Data -

#####

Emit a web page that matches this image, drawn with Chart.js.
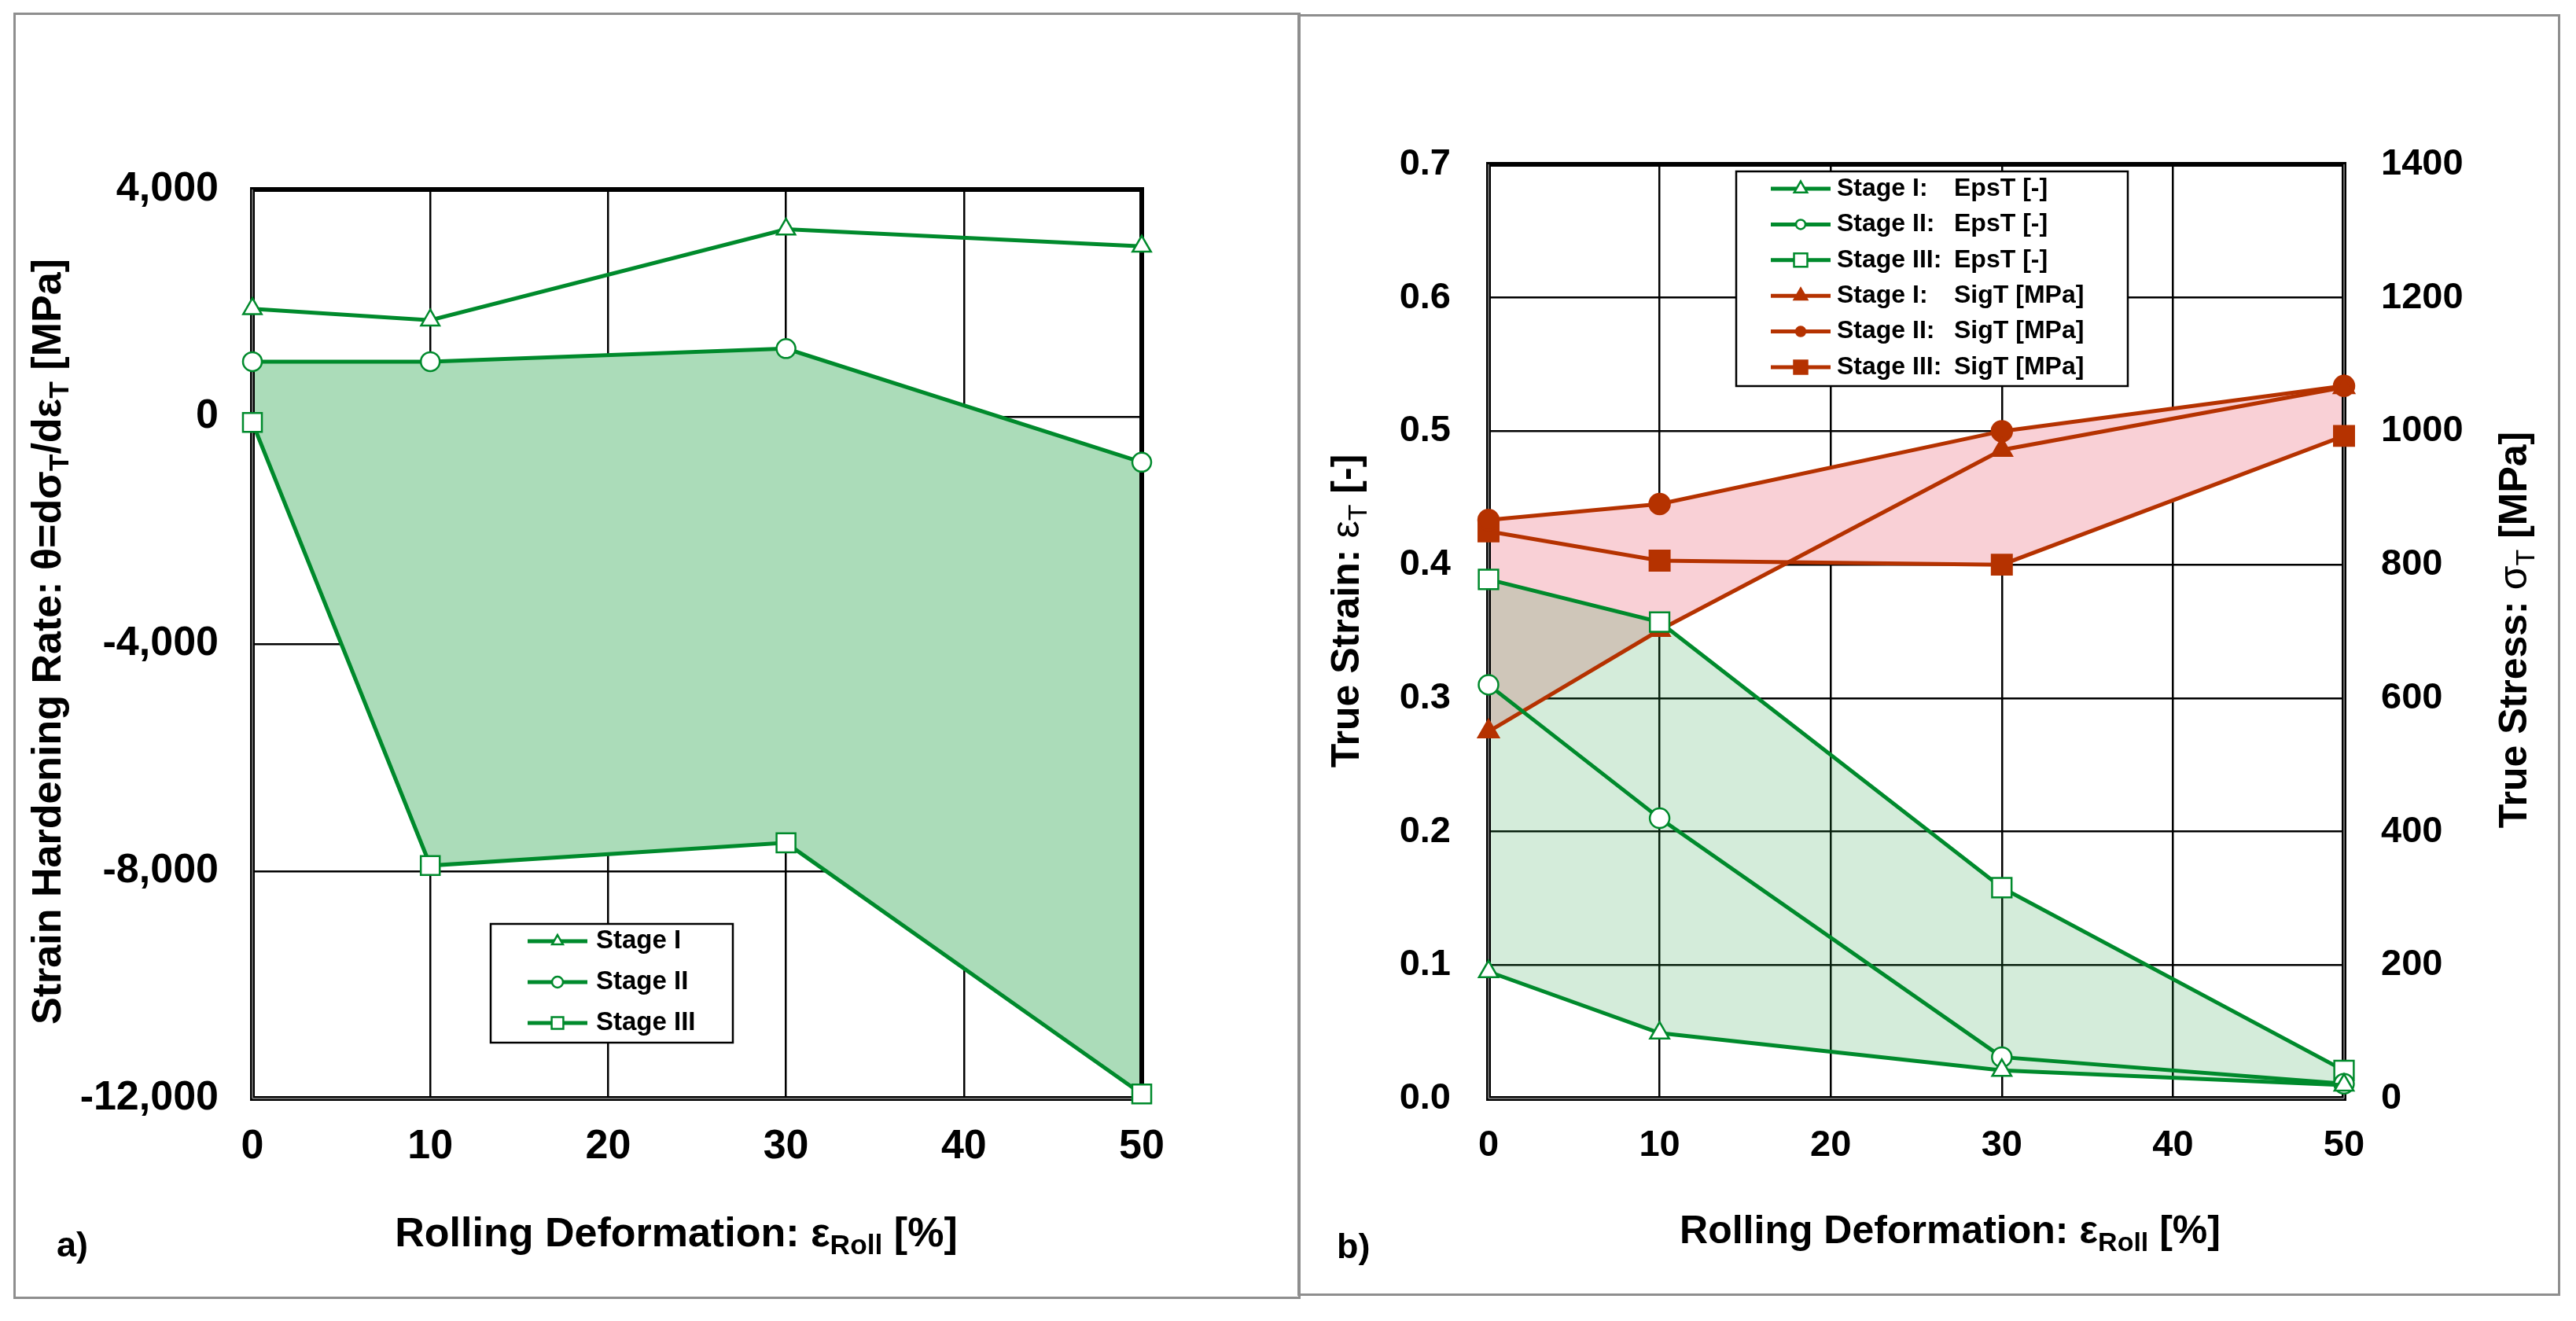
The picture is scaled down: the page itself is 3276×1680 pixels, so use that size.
<!doctype html>
<html>

<head>
  <meta charset="utf-8">
  <script src="https://cdn.jsdelivr.net/npm/chart.js@4.4.1/dist/chart.umd.min.js"></script>
  <style>
    html, body { margin: 0; padding: 0; background: #fff; }
    body { width: 3276px; height: 1680px; position: relative; overflow: hidden; }
    canvas { position: absolute; top: 0; }
    .panel { position: absolute; border: 3px solid #8e8e8e; box-sizing: border-box; pointer-events: none; }
  </style>
</head>

<body>
  <canvas id="chartA" width="1652" height="1680" style="left:0"></canvas>
  <canvas id="chartB" width="1624" height="1680" style="left:1652px"></canvas>
  <div class="panel" style="left:17px;top:16px;width:1637px;height:1636px"></div>
  <div class="panel" style="left:1650px;top:18px;width:1606px;height:1630px"></div>
  <script>
    // rolling deformation [%]
    const rolling = [0, 10, 30, 50];
    const rollingTicks = [0, 10, 20, 30, 40, 50];

    // a) strain hardening rate [MPa]
    const thetaStageI = [1900, 1700, 3300, 3000];
    const thetaStageII = [970, 970, 1200, -800];
    const thetaStageIII = [-100, -7900, -7500, -11920];
    const thetaTicks = [-12000, -8000, -4000, 0, 4000];

    // b) true strain [-] and true stress [MPa]
    const epsStageI = [0.095, 0.049, 0.021, 0.010];
    const epsStageII = [0.31, 0.21, 0.031, 0.011];
    const epsStageIII = [0.389, 0.357, 0.158, 0.021];
    const sigStageI = [550, 702, 972, 1066];
    const sigStageII = [867, 891, 1000, 1068];
    const sigStageIII = [850, 806, 800, 993];
    const epsTicks = [0, 0.1, 0.2, 0.3, 0.4, 0.5, 0.6, 0.7];
    const sigTicks = [0, 200, 400, 600, 800, 1000, 1200, 1400];

    const FONT = "'Liberation Sans', Arial, sans-serif";
    const GREEN = '#008a2c';
    const RED = '#b53200';

    Chart.defaults.font.family = FONT;
    Chart.defaults.color = '#000';

    const pts = (ys) => rolling.map((x, i) => ({ x: x, y: ys[i] }));
    const fixTicks = (list) => (s) => { s.ticks = list.map((v) => ({ value: v })); };

    function series(label, ys, color, style, radius, legendRadius, open, extra) {
      return Object.assign({
        label: label,
        data: pts(ys),
        borderColor: color,
        borderWidth: 5,
        pointStyle: style,
        pointRadius: radius,
        pointBorderWidth: 2.5,
        pointBorderColor: color,
        pointBackgroundColor: open ? '#fff' : color,
        legendRadius: legendRadius,
        fill: false,
        clip: false,
        tension: 0
      }, extra || {});
    }

    // black plot frame, drawn over the fills but under the lines
    const framePlugin = {
      id: 'frame',
      beforeDatasetsDraw(chart, args, o) {
        const { ctx, chartArea: a } = chart;
        ctx.save();
        ctx.strokeStyle = '#000';
        ctx.lineWidth = 6;
        ctx.strokeRect(a.left, a.top, a.right - a.left, a.bottom - a.top);
        ctx.strokeStyle = '#8a8a8a';
        ctx.lineWidth = 1.5;
        ctx.beginPath();
        (o.inner || []).forEach((side) => {
          if (side === 'left') { ctx.moveTo(a.left, a.top); ctx.lineTo(a.left, a.bottom); }
          if (side === 'bottom') { ctx.moveTo(a.left, a.bottom); ctx.lineTo(a.right, a.bottom); }
          if (side === 'right') { ctx.moveTo(a.right, a.top); ctx.lineTo(a.right, a.bottom); }
        });
        ctx.stroke();
        ctx.restore();
      }
    };

    // boxed legend placed inside the plot
    const boxLegend = {
      id: 'boxLegend',
      afterDraw(chart, args, o) {
        const ctx = chart.ctx;
        ctx.save();
        ctx.fillStyle = '#fff';
        ctx.fillRect(o.x, o.y, o.w, o.h);
        ctx.strokeStyle = '#000';
        ctx.lineWidth = 2.5;
        ctx.strokeRect(o.x, o.y, o.w, o.h);
        chart.data.datasets.forEach((d, i) => {
          const y = o.y + o.first + i * o.row;
          ctx.strokeStyle = d.borderColor;
          ctx.lineWidth = 5;
          ctx.beginPath();
          ctx.moveTo(o.x + o.line0, y);
          ctx.lineTo(o.x + o.line1, y);
          ctx.stroke();
          ctx.fillStyle = d.pointBackgroundColor;
          ctx.strokeStyle = d.pointBorderColor;
          ctx.lineWidth = 2.5;
          Chart.helpers.drawPoint(ctx, {
            pointStyle: d.pointStyle, radius: d.legendRadius, rotation: 0, borderWidth: 2.5
          }, o.x + (o.line0 + o.line1) / 2, y);
          ctx.fillStyle = '#000';
          ctx.font = 'bold ' + o.size + 'px ' + FONT;
          ctx.textAlign = 'left';
          ctx.textBaseline = 'middle';
          const parts = d.label.split(/:\s+/);
          if (parts.length > 1) {
            ctx.fillText(parts[0] + ':', o.x + o.text, y);
            ctx.fillText(parts[1], o.x + o.col2, y);
          } else {
            ctx.fillText(d.label, o.x + o.text, y);
          }
        });
        ctx.restore();
      }
    };

    // axis titles with subscripts and panel letters
    const richText = {
      id: 'richText',
      afterDraw(chart, args, o) {
        const ctx = chart.ctx;
        (o.items || []).forEach((it) => {
          ctx.save();
          ctx.translate(it.x, it.y);
          if (it.rot) ctx.rotate(it.rot * Math.PI / 180);
          ctx.fillStyle = '#000';
          ctx.textBaseline = 'alphabetic';
          ctx.textAlign = 'left';
          const segs = it.parts.map((p) => {
            const size = p.sub ? it.size * 0.68 : it.size;
            const font = (p.weight || 'bold') + ' ' + size + 'px ' + FONT;
            ctx.font = font;
            return { t: p.t, font: font, w: ctx.measureText(p.t).width, dy: p.sub ? it.size * 0.2 : 0 };
          });
          const total = segs.reduce((s, g) => s + g.w, 0);
          let x = it.align === 'left' ? 0 : -total / 2;
          const base = it.size * 0.36;
          segs.forEach((g) => {
            ctx.font = g.font;
            ctx.fillText(g.t, x, base + g.dy);
            x += g.w;
          });
          ctx.restore();
        });
      }
    };

    const gridOpts = { color: '#000', lineWidth: 2.5, drawTicks: false };
    const rollTitle = [{ t: 'Rolling Deformation: ε' }, { t: 'Roll', sub: true }, { t: ' [%]' }];

    // ---------- a) ----------
    new Chart(document.getElementById('chartA').getContext('2d'), {
      type: 'line',
      data: {
        datasets: [
          series('Stage I', thetaStageI, GREEN, 'triangle', 13.5, 8, true),
          series('Stage II', thetaStageII, GREEN, 'circle', 12, 7, true, { fill: 2, backgroundColor: '#abdcb9' }),
          series('Stage III', thetaStageIII, GREEN, 'rect', 17, 10.5, true)
        ]
      },
      options: {
        responsive: false,
        animation: false,
        devicePixelRatio: 1,
        events: [],
        layout: { padding: { left: 0, top: 241, right: 200, bottom: 163 } },
        scales: {
          x: {
            type: 'linear', min: 0, max: 50,
            afterBuildTicks: fixTicks(rollingTicks),
            afterFit: (s) => { s.height = 120; },
            grid: gridOpts,
            border: { display: false },
            ticks: { autoSkip: false, maxRotation: 0, padding: 30, font: { size: 52, weight: 'bold' } }
          },
          y: {
            type: 'linear', min: -12000, max: 4000,
            afterBuildTicks: fixTicks(thetaTicks),
            afterFit: (s) => { s.width = 321; },
            grid: gridOpts,
            border: { display: false },
            ticks: {
              autoSkip: false, padding: 43, font: { size: 52, weight: 'bold' },
              callback: (v) => v.toLocaleString('en-US')
            }
          }
        },
        plugins: {
          legend: { display: false },
          tooltip: { enabled: false },
          filler: { drawTime: 'beforeDatasetsDraw' },
          frame: { inner: ['left', 'bottom'] },
          boxLegend: { x: 624, y: 1175, w: 308, h: 151, first: 22, row: 52, line0: 47, line1: 123, text: 134, size: 33 },
          richText: {
            items: [
              { parts: rollTitle, x: 860, y: 1566, size: 52 },
              {
                parts: [{ t: 'Strain Hardening Rate: θ=dσ' }, { t: 'T', sub: true }, { t: '/dε' }, { t: 'T', sub: true }, { t: ' [MPa]' }],
                x: 58, y: 816, rot: -90, size: 52
              },
              { parts: [{ t: 'a)' }], x: 72, y: 1582, size: 45, align: 'left' }
            ]
          }
        }
      },
      plugins: [framePlugin, boxLegend, richText]
    });

    // ---------- b) ----------
    new Chart(document.getElementById('chartB').getContext('2d'), {
      type: 'line',
      data: {
        datasets: [
          series('Stage I:   EpsT [-]', epsStageI, GREEN, 'triangle', 14, 9.5, true, { yAxisID: 'y' }),
          series('Stage II:  EpsT [-]', epsStageII, GREEN, 'circle', 12.5, 6, true, { yAxisID: 'y' }),
          series('Stage III: EpsT [-]', epsStageIII, GREEN, 'rect', 17.5, 12, true,
            { yAxisID: 'y', fill: 0, backgroundColor: 'rgba(40,160,70,0.2)' }),
          series('Stage I:   SigT [MPa]', sigStageI, RED, 'triangle', 15, 9.5, false,
            { yAxisID: 'y1', fill: 4, backgroundColor: '#f9d0d6' }),
          series('Stage II:  SigT [MPa]', sigStageII, RED, 'circle', 13, 6, false, { yAxisID: 'y1' }),
          series('Stage III: SigT [MPa]', sigStageIII, RED, 'rect', 18, 12, false,
            { yAxisID: 'y1', fill: 4, backgroundColor: '#f9d0d6' })
        ]
      },
      options: {
        responsive: false,
        animation: false,
        devicePixelRatio: 1,
        events: [],
        layout: { padding: { left: 0, top: 209, right: 0, bottom: 163 } },
        scales: {
          x: {
            type: 'linear', min: 0, max: 50,
            afterBuildTicks: fixTicks(rollingTicks),
            afterFit: (s) => { s.height = 120; },
            grid: gridOpts,
            border: { display: false },
            ticks: { autoSkip: false, maxRotation: 0, padding: 32, font: { size: 47, weight: 'bold' } }
          },
          y: {
            type: 'linear', position: 'left', min: 0, max: 0.7,
            afterBuildTicks: fixTicks(epsTicks),
            afterFit: (s) => { s.width = 241; },
            grid: gridOpts,
            border: { display: false },
            ticks: {
              autoSkip: false, padding: 48, font: { size: 47, weight: 'bold' },
              callback: (v) => v.toFixed(1)
            }
          },
          y1: {
            type: 'linear', position: 'right', min: 0, max: 1400,
            afterBuildTicks: fixTicks(sigTicks),
            afterFit: (s) => { s.width = 295; },
            grid: { display: false, drawTicks: false },
            border: { display: false },
            ticks: {
              autoSkip: false, padding: 47, font: { size: 47, weight: 'bold' },
              callback: (v) => String(v)
            }
          }
        },
        plugins: {
          legend: { display: false },
          tooltip: { enabled: false },
          filler: { drawTime: 'beforeDatasetsDraw' },
          frame: { inner: ['left', 'bottom', 'right'] },
          boxLegend: { x: 556, y: 218, w: 498, h: 273, first: 22, row: 45.4, line0: 44, line1: 120, text: 128, col2: 277, size: 32 },
          richText: {
            items: [
              { parts: rollTitle, x: 828, y: 1563, size: 50 },
              { parts: [{ t: 'True Strain: ' }, { t: 'ε', weight: 'normal' }, { t: 'T', sub: true, weight: 'normal' }, { t: ' [-]' }], x: 58, y: 777, rot: -90, size: 50 },
              { parts: [{ t: 'True Stress: ' }, { t: 'σ', weight: 'normal' }, { t: 'T', sub: true, weight: 'normal' }, { t: ' [MPa]' }], x: 1543, y: 801, rot: -90, size: 50 },
              { parts: [{ t: 'b)' }], x: 48, y: 1584, size: 45, align: 'left' }
            ]
          }
        }
      },
      plugins: [framePlugin, boxLegend, richText]
    });
  </script>
</body>

</html>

#####

Description of the task - Extract from the data every line where "that" shows up.

Exercise output -
Emit a web page that matches this image, drawn with Chart.js.
The picture is scaled down: the page itself is 3276×1680 pixels, so use that size.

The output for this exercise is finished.